■ **Stated task**: The material below contains a line with "Generate a Python" and a line with "import numpy as np". Copy exactly those two lines and all lines between them.

■ **Entries with chart source code**:
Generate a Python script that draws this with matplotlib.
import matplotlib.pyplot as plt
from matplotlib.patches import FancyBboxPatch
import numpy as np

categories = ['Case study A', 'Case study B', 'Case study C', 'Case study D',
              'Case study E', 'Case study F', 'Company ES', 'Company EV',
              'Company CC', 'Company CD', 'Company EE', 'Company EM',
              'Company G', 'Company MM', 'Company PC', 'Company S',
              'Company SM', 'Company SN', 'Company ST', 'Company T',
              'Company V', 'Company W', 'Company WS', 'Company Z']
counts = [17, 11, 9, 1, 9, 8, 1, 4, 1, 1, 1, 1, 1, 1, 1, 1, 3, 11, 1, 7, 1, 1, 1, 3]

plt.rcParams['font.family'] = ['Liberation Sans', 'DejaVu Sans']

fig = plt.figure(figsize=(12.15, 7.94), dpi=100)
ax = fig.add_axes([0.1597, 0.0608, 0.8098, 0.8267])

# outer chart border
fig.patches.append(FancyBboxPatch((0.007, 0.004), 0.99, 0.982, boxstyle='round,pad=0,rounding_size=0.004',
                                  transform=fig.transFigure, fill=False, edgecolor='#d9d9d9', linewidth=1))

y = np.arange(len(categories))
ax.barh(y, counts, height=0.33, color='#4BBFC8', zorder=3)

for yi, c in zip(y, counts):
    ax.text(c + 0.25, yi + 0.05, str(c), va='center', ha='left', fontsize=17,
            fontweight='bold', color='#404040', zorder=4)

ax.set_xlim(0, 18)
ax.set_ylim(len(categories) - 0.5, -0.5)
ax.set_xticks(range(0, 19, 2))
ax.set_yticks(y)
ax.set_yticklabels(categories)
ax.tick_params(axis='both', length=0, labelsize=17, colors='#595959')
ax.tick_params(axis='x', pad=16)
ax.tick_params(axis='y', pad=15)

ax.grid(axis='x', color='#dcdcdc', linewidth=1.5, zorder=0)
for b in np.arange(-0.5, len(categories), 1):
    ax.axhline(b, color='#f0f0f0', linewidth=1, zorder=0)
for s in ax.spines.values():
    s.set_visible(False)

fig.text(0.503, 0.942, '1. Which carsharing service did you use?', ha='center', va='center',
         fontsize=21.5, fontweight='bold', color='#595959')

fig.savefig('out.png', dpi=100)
==
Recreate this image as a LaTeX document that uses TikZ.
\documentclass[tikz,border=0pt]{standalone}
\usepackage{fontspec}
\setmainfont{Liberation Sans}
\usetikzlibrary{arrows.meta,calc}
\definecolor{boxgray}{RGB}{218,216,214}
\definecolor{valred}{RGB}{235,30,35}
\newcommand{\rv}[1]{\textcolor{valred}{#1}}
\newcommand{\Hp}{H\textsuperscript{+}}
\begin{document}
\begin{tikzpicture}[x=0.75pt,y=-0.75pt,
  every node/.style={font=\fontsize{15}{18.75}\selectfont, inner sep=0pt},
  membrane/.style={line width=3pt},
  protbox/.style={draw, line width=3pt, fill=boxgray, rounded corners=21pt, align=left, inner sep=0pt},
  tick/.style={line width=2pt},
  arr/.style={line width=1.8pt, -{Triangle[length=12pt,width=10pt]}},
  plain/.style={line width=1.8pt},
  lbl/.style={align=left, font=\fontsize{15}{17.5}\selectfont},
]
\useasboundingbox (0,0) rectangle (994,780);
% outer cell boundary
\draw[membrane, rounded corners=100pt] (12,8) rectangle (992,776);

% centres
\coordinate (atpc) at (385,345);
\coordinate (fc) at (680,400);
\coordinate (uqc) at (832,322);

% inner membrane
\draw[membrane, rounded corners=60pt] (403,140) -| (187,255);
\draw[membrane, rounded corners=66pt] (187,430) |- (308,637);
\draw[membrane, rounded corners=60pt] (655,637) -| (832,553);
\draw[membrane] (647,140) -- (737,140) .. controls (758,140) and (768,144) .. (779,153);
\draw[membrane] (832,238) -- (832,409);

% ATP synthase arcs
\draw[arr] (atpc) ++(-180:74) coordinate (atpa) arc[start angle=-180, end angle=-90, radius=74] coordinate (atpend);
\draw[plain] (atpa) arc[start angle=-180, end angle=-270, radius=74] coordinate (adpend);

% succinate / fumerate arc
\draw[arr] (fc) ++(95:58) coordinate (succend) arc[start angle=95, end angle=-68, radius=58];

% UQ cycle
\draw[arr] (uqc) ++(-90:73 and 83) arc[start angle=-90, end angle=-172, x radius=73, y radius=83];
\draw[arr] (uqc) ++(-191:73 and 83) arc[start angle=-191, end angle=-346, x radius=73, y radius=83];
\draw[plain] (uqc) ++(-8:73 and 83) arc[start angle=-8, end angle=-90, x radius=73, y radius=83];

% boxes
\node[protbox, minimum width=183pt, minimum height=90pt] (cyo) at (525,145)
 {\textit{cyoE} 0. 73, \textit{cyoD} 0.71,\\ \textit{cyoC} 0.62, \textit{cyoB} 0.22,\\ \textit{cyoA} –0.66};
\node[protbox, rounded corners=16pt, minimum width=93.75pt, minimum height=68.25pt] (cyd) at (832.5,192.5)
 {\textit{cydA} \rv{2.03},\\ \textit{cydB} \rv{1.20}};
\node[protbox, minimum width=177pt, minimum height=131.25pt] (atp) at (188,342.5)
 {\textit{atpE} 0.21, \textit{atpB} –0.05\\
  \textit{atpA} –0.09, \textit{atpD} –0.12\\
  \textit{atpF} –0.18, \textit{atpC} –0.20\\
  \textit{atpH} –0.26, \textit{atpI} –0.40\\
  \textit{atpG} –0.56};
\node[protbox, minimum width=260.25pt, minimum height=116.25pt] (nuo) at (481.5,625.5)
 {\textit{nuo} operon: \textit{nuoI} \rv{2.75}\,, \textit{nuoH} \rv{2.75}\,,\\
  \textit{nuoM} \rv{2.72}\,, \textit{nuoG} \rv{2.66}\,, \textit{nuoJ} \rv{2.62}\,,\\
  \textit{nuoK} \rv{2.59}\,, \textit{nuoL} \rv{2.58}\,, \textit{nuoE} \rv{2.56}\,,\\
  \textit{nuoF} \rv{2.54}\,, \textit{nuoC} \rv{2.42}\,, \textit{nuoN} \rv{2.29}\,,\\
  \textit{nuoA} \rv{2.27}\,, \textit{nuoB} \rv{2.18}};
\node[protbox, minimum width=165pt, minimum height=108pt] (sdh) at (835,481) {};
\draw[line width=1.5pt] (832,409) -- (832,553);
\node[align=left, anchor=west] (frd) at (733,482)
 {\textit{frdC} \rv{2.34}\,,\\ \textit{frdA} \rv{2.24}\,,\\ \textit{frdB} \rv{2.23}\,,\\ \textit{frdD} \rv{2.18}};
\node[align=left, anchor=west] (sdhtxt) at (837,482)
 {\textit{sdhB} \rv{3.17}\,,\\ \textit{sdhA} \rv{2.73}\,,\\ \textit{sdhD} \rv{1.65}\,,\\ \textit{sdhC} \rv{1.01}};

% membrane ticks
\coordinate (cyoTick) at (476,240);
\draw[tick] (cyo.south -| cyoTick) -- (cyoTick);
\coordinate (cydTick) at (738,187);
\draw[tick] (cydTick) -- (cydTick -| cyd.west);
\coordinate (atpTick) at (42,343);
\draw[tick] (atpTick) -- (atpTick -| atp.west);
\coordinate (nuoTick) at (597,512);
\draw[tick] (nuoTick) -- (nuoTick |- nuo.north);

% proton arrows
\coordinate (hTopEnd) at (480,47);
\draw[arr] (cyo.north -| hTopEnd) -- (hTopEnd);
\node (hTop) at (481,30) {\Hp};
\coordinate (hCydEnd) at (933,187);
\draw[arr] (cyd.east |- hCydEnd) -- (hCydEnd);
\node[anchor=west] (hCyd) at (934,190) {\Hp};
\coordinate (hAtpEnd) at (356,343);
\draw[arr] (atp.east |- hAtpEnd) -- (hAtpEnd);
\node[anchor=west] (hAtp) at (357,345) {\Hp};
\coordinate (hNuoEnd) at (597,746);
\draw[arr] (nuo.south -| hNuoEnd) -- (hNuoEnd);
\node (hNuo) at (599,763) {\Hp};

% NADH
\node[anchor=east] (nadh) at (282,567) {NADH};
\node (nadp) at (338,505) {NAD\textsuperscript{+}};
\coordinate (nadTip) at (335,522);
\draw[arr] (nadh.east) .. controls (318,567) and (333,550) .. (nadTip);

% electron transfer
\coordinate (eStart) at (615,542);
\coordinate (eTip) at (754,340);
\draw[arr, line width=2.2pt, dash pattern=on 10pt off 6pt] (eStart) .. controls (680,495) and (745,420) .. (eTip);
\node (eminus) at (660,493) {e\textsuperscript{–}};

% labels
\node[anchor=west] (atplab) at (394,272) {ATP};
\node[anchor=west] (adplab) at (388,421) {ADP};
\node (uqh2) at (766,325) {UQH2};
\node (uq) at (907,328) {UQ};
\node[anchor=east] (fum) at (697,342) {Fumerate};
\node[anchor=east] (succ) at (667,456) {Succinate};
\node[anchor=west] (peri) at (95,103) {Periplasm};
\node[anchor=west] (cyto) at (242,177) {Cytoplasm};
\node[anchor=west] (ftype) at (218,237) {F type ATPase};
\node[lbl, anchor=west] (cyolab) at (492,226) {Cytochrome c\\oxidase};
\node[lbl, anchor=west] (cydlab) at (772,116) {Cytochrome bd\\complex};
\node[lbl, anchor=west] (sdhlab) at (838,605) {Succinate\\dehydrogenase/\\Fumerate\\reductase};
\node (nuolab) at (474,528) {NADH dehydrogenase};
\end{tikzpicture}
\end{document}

■ **Solution for this task**:
Generate a Python script that draws this with matplotlib.
import matplotlib.pyplot as plt
from matplotlib.patches import FancyBboxPatch
import numpy as np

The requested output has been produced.